Literature

‘My Name Is:’ Celebrating Diverse Identities Through Poetry

April 5, 2016  • Renee Prince

Key Points

Above, watch Roaring Fork Valley High School student Emily Mata perform her original poem during the Aspen Words Youth Poetry Slam.

When poet and spoken word artist Logan Phillips visited Colorado’s Roaring Fork High School in February, he coached students to write a poem using the prompt “My Name is…” Identity is a central figure in Phillips’ teaching and poetry, which he has shared with students across the Roaring Fork Valley of Colorado for four years as part of Aspen Words’ Youth Poetry Project. He is a bilingual white man of Irish-Slavic descent, raised in the Arizona/Sonora borderlands. Having taught at the University of Mexico for several years, Phillips is no stranger to bridging the space between cultural worlds, work that he continues to do using poetry, as in his poem “So Many Names Inside This One.”

During Phillips’ “My Name is…” workshop, 11th grader Emily Mata wrote the line: “If you rip up the letters of anyone’s name into small enough pieces, you will find that you are handling stardust.” This line captures one of the major issues facing both the Roaring Fork Valley and our global community: We are all human beings, or “stardust,” and yet our unique identities, histories, and stories are often fuel for divisiveness and cruelty. When the election rhetoric and news cycle lead us to fear difference, can something as simple as poetry help unite communities?

Close to half of the students in the Roaring Fork School District are Latino and there is wide income disparity between the Anglo and immigrant populations. Aspen Words’ Youth Poetry Project and spinoff poetry clubs have become an important connecting force, giving students a stage for self-expression while also creating a space to learn from, empathize with, and support one another.

Phillips’ “My Name is…” writing workshop was just one part of a two-week program that also featured Latino poets and teaching artists Mercedez Holtry and Myrlin Hepworth. The three artists taught 64 writing workshops and performed nine assemblies at 16 schools across the 4 towns in the Roaring Fork Valley, culminating in a valley-wide Youth Poetry Slam. If a group “My name is…” poem were created from that event, it would include last names as diverse as Flores, Vasquez, Lee, Golden, Boyer, and others.

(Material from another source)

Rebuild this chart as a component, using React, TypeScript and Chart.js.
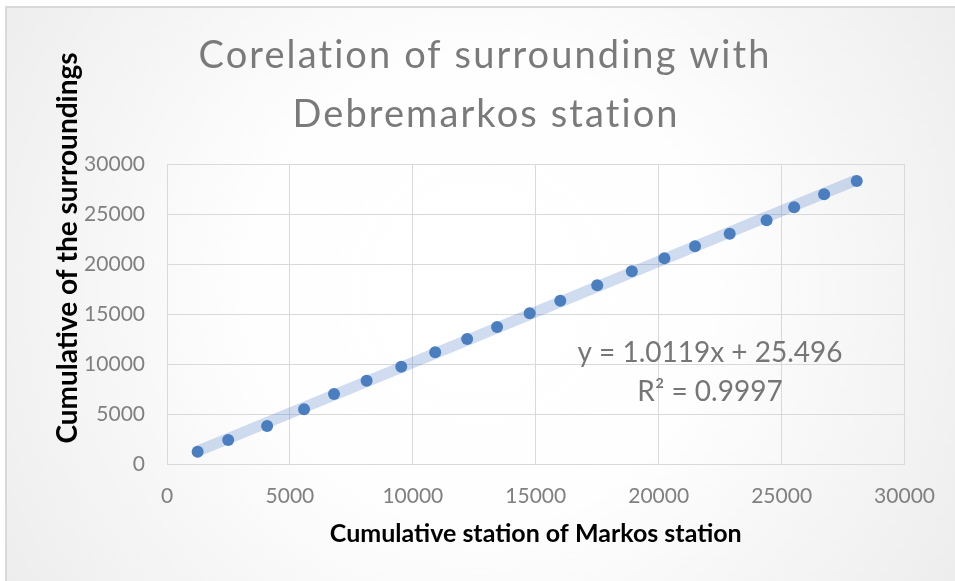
import React, { useEffect, useRef } from "react";
import { Chart, registerables } from "chart.js";

Chart.register(...registerables);

const titleLines = ["Corelation of surrounding with", "Debremarkos station"];
const xAxisTitle = "Cumulative station of Markos station";
const yAxisTitle = "Cumulative of the surroundings";
const equationLines = ["y = 1.0119x + 25.496", "R² = 0.9997"];

const markosCumulative = [1246, 2490, 4073, 5575, 6794, 8120, 9529, 10909, 12208, 13426, 14752, 15997, 17499, 18907, 20231, 21478, 22887, 24388, 25510, 26728, 28055];
const surroundingsCumulative = [1230, 2400, 3800, 5470, 7000, 8330, 9730, 11170, 12500, 13700, 15070, 16330, 17870, 19270, 20570, 21770, 23030, 24370, 25670, 26970, 28300];

const trendSlope = 1.0119;
const trendIntercept = 25.496;

const axisMin = 0;
const axisMax = 30000;
const axisStep = 5000;

const W = 955;
const H = 581;
const FONT = "Lato, 'Open Sans', sans-serif";

export default function App() {
  const ref = useRef<HTMLCanvasElement | null>(null);

  useEffect(() => {
    if (!ref.current) return;
    const points = markosCumulative.map((x, i) => ({ x, y: surroundingsCumulative[i] }));
    const x0 = markosCumulative[0];
    const x1 = markosCumulative[markosCumulative.length - 1];
    const trend = [
      { x: x0, y: trendSlope * x0 + trendIntercept },
      { x: x1, y: trendSlope * x1 + trendIntercept },
    ];

    const bgPlugin = {
      id: "bgPlugin",
      beforeDraw(chart: any) {
        const ctx = chart.ctx;
        ctx.save();
        ctx.fillStyle = "#ffffff";
        ctx.fillRect(0, 0, W, H);
        const g = ctx.createRadialGradient(480, 290, 0, 480, 290, 580);
        g.addColorStop(0, "#ffffff");
        g.addColorStop(0.4, "#fefefe");
        g.addColorStop(1, "#ececec");
        ctx.fillStyle = g;
        ctx.fillRect(6, 7, W - 6, H - 7);
        ctx.strokeStyle = "#d9d9d9";
        ctx.lineWidth = 2;
        ctx.beginPath();
        ctx.moveTo(6, H);
        ctx.lineTo(6, 7);
        ctx.lineTo(W, 7);
        ctx.stroke();
        ctx.restore();
      },
    };

    const drawSpaced = (ctx: any, text: string, cx: number, y: number, spacing: number) => {
      if ("letterSpacing" in ctx) {
        ctx.letterSpacing = `${spacing}px`;
        const w = ctx.measureText(text).width;
        ctx.textAlign = "left";
        ctx.fillText(text, cx - (w - spacing) / 2, y);
        ctx.letterSpacing = "0px";
        ctx.textAlign = "center";
      } else {
        ctx.fillText(text, cx, y);
      }
    };

    const textPlugin = {
      id: "textPlugin",
      afterDraw(chart: any) {
        const ctx = chart.ctx;
        const area = chart.chartArea;
        ctx.save();
        ctx.textAlign = "center";
        ctx.textBaseline = "alphabetic";
        // main title
        ctx.fillStyle = "#7a7a7a";
        ctx.font = `normal 38px ${FONT}`;
        drawSpaced(ctx, titleLines[0], 484, 68, 2.1);
        drawSpaced(ctx, titleLines[1], 485, 127, 2.1);
        // x axis title
        ctx.fillStyle = "#000000";
        ctx.font = `bold 25px ${FONT}`;
        ctx.fillText(xAxisTitle, (area.left + area.right) / 2, 542);
        // y axis title
        ctx.save();
        ctx.translate(68, 248);
        ctx.rotate(-Math.PI / 2);
        ctx.textBaseline = "middle";
        ctx.font = `bold 28px ${FONT}`;
        ctx.fillText(yAxisTitle, 0, 0);
        ctx.restore();
        // equation
        ctx.fillStyle = "#767676";
        ctx.font = `28px ${FONT}`;
        ctx.fillText(equationLines[0], 710, 362);
        ctx.fillText(equationLines[1], 710, 401);
        ctx.restore();
      },
    };

    const chart = new Chart(ref.current, {
      type: "scatter",
      data: {
        datasets: [
          {
            type: "line",
            label: "Trend",
            data: trend,
            borderColor: "rgba(68,114,196,0.25)",
            borderWidth: 11,
            borderCapStyle: "butt",
            pointRadius: 0,
            fill: false,
            order: 2,
          } as any,
          {
            label: "Points",
            data: points,
            backgroundColor: "#4a7ebe",
            borderColor: "#4a7ebe",
            pointRadius: 6,
            pointBorderWidth: 0,
            order: 1,
          },
        ],
      },
      options: {
        responsive: false,
        animation: false,
        layout: { padding: { left: 0, right: 49, top: 164, bottom: 0 } },
        plugins: {
          legend: { display: false },
          title: { display: false },
          tooltip: { enabled: false },
        },
        scales: {
          x: {
            type: "linear",
            min: axisMin,
            max: axisMax,
            afterFit: (s: any) => {
              s.height = H - 464;
            },
            grid: { color: "#d9d9d9", lineWidth: 1, drawTicks: false },
            border: { color: "#d9d9d9", width: 1 },
            ticks: {
              stepSize: axisStep,
              padding: 20,
              color: "#808080",
              font: { family: FONT, size: 21 },
              callback: (v: any) => String(v),
            },
          },
          y: {
            type: "linear",
            min: axisMin,
            max: axisMax,
            afterFit: (s: any) => {
              s.width = 167;
            },
            grid: { color: "#d9d9d9", lineWidth: 1, drawTicks: false },
            border: { color: "#d9d9d9", width: 1 },
            ticks: {
              stepSize: axisStep,
              padding: 22,
              color: "#808080",
              font: { family: FONT, size: 21 },
              callback: (v: any) => String(v),
            },
          },
        },
      },
      plugins: [bgPlugin, textPlugin],
    } as any);

    return () => chart.destroy();
  }, []);

  return (
    <div style={{ position: "absolute", left: 0, top: 0, width: W, height: H }}>
      <canvas ref={ref} width={W} height={H} style={{ width: W, height: H, display: "block" }} />
    </div>
  );
}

Earlier in the year, US Poet Laureate Juan Felipe Herrera kicked off the literary program’s Winter Words Series with a public talk and workshop at Glenwood Springs High School. From the stage, Herrera read bilingual poems like “Borderbus,” which gives voice to the stories of immigrants faced with deportation. In the high school classroom, Herrera — who will be honored later this month with the LA Times Robert Kirsch Award for lifetime achievement — taught a workshop entirely in Spanish to a group of rapt Hispanic students. “The creative self is born when we write,” he told them. “If you’ve felt something, then you can write about it. You can say something.”

The ripple effects of Herrera, Phillips, Hepworth, and Holtry’s work are still being felt throughout the Roaring Fork Valley. With celebrations for the 20th anniversary of National Poetry Month underway around the country, it’s an opportune time to consider the ways in which poetry can empower and connect communities year round.

Renee Prince is the education associate at Aspen Words.